Dr. Bonuck and her coworkers believe that sleep-disordered breathing deprives the brain of oxygen while increasing carbon dioxide levels, which would interrupt the processes of restorative sleep.
Interruptions in this deep sleep can create a cellular and chemical imbalance in the brain, which in turn causes children to have trouble concentrating, regulating emotion, and engaging in activities that would come easy for those who sleep well.
Their investigation analyzed the effects of multiple sleep breathing patterns, such as sleep apnea and snoring, using data gathered from the Avon Longitudinal Study of Parents and Children.
The study followed tens of thousands of mothers and their children from birth onward, and parents were required to complete questionnaires regarding their child’s sleep-breathing symptoms as part of it.

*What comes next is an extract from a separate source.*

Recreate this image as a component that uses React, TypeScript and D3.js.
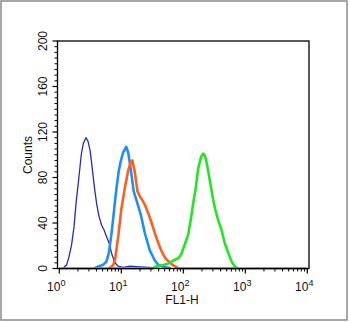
import React from "react";
import * as d3 from "d3";

const yTicks = [0, 40, 80, 120, 160, 200];
const xDecades = [0, 1, 2, 3, 4];

const navyX = [1.16, 1.23, 1.31, 1.43, 1.58, 1.73, 1.86, 2.07, 2.26, 2.44, 2.69, 2.9, 3.13, 3.37, 3.67, 4.0, 4.36, 4.82, 5.25, 5.79, 6.4, 7.08, 7.91, 8.91, 10.7, 13.8, 20, 28.8, 41.7];
const navyY = [0, 2, 3, 10, 21, 37, 57, 80, 100, 110, 115, 112, 104, 90, 72, 57, 46, 38, 34, 28, 22, 12, 5, 2, 1, 2, 1.5, 1, 0];

const blueX = [3.63, 4.37, 5.0, 5.75, 6.31, 6.92, 7.41, 7.94, 8.51, 9.12, 9.77, 10.7, 12.0, 12.9, 13.8, 14.8, 15.8, 17.8, 20.9, 24.0, 28.8, 34.7, 39.8, 44.7, 52.5, 63.1];
const blueY = [0, 2, 3, 6, 14, 30, 44, 60, 74, 86, 94, 102, 107, 102, 92, 80, 68, 59, 46, 31, 16, 7, 3, 2, 1, 0];

const orangeX = [6.31, 7.41, 7.94, 8.91, 10.0, 11.5, 12.9, 14.1, 15.1, 16.6, 18.2, 20.0, 21.9, 24.0, 27.5, 30.9, 34.7, 39.8, 44.7, 50.1, 53.7, 64.6, 72.4, 83.2, 700];
const orangeY = [0, 3, 8, 28, 52, 72, 86, 93, 95, 84, 68, 63, 60, 56, 48, 40, 31, 22, 15, 10, 8, 4, 2, 0, 0];

const greenX = [1, 31.6, 37.2, 47.9, 57.5, 69.2, 83.2, 93.3, 107, 120, 132, 145, 158, 174, 193, 209, 224, 240, 263, 295, 324, 363, 417, 468, 537, 603, 676, 759, 10000];
const greenY = [0, 0, 2, 3, 4.5, 7, 9, 13, 22, 30, 43, 58, 70, 88, 98, 101, 99, 92, 80, 64, 53, 43, 33, 22, 13, 6, 2, 0, 0];

const series = [
  { xs: navyX, ys: navyY, color: "#2a2ab8", width: 1.3 },
  { xs: blueX, ys: blueY, color: "#1e90f5", width: 2.6 },
  { xs: orangeX, ys: orangeY, color: "#ff5e1c", width: 2.6 },
  { xs: greenX, ys: greenY, color: "#22e622", width: 2.6 },
];

export default function App() {
  const W = 350, H = 322;
  const boxL = 57.5, boxR = 309, boxT = 41, boxB = 268.5;
  const x = d3.scaleLog().domain([1, 10000]).range([59.3, 307.3]);
  const y = d3.scaleLinear().domain([0, 200]).range([boxB, boxT]);
  const line = d3.line<[number, number]>().x(d => x(d[0])).y(d => y(d[1])).curve(d3.curveLinear);

  const minorY = d3.range(0, 201, 5).filter(v => v % 40 !== 0);
  const minorX: number[] = [];
  for (let e = 0; e < 4; e++) for (let m = 2; m <= 9; m++) minorX.push(m * Math.pow(10, e));

  const font = "'Liberation Sans', Arial, Helvetica, sans-serif";

  return (
    <svg width={W} height={H} style={{ position: "fixed", left: 0, top: 0, background: "#fff" }} fontFamily={font}>
      <rect x={1} y={1} width={346} height={319} fill="#fff" stroke="#8a8a8a" strokeWidth={1.5} />
      {series.map((s, i) => (
        <path key={i} d={line(s.xs.map((v, j) => [v, s.ys[j]] as [number, number])) || ""} fill="none" stroke={s.color} strokeWidth={s.width} strokeLinejoin="round" />
      ))}
      <rect x={boxL} y={boxT} width={boxR - boxL} height={boxB - boxT} fill="none" stroke="#000" strokeWidth={1.3} />
      {yTicks.map(t => (
        <g key={"y" + t}>
          <line x1={boxL - 5} x2={boxL} y1={y(t)} y2={y(t)} stroke="#000" strokeWidth={1.2} />
          <text transform={`translate(47,${y(t)}) rotate(-90)`} textAnchor="middle" fontSize={12} fill="#111">{t}</text>
        </g>
      ))}
      {minorY.map(t => (
        <line key={"my" + t} x1={boxL - 3} x2={boxL} y1={y(t)} y2={y(t)} stroke="#000" strokeWidth={1} />
      ))}
      {xDecades.map(e => (
        <g key={"x" + e}>
          <line x1={x(Math.pow(10, e))} x2={x(Math.pow(10, e))} y1={boxB} y2={boxB + 5} stroke="#000" strokeWidth={1.2} />
          <text x={x(Math.pow(10, e)) - 3} y={291} textAnchor="middle" fontSize={12} fill="#111">
            10<tspan dy={-5} fontSize={9}>{e}</tspan>
          </text>
        </g>
      ))}
      {minorX.map(v => (
        <line key={"mx" + v} x1={x(v)} x2={x(v)} y1={boxB} y2={boxB + 3} stroke="#000" strokeWidth={1} />
      ))}
      <text transform="translate(32,155) rotate(-90)" textAnchor="middle" fontSize={12} fill="#111">Counts</text>
      <text x={182} y={304} textAnchor="middle" fontSize={12} fill="#111">FL1-H</text>
    </svg>
  );
}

The forms analyzed the kids from six months to almost six years old, and a subsequent Strengths and Difficulties Questionnaire (SDQ) gathered their behavioral profiles between ages four and seven. The SDQ measured for attention deficits, hyperactivity, mood fluctuations, issues with peers, behavioral outbursts and their ability to share or help others.
Bonuck notes, “We found that children with sleep-disordered breathing were from 40 to 100 percent more likely to develop neurobehavioral problems by age 7, compared with children without breathing problems.” While hyperactivity was most commonly correlated, problems were found in all areas of behavior reported in the SDQ.
Co-author on the study, Ronald Chervin, MD, explains that this is the strongest evidence to date that sleep issues come before problem behavior. “Previous studies suggesting a possible connection between sleep-disordered breathing symptoms and subsequent behavioral problems weren't definitive, since they included only small numbers of patients, short follow-ups of a single sleep-disordered breathing symptom, or limited control of variables such as low birth weight that could skew the results,” he says.
“But this study shows clearly that sleep-disordered breathing symptoms do precede behavioral problems and strongly suggests that sleep-disordered breathing symptoms are causing those problems."
The research is published in today’s issue of Pediatrics, supported by grants from the National Institute of Health. No conflicts of interest were reported.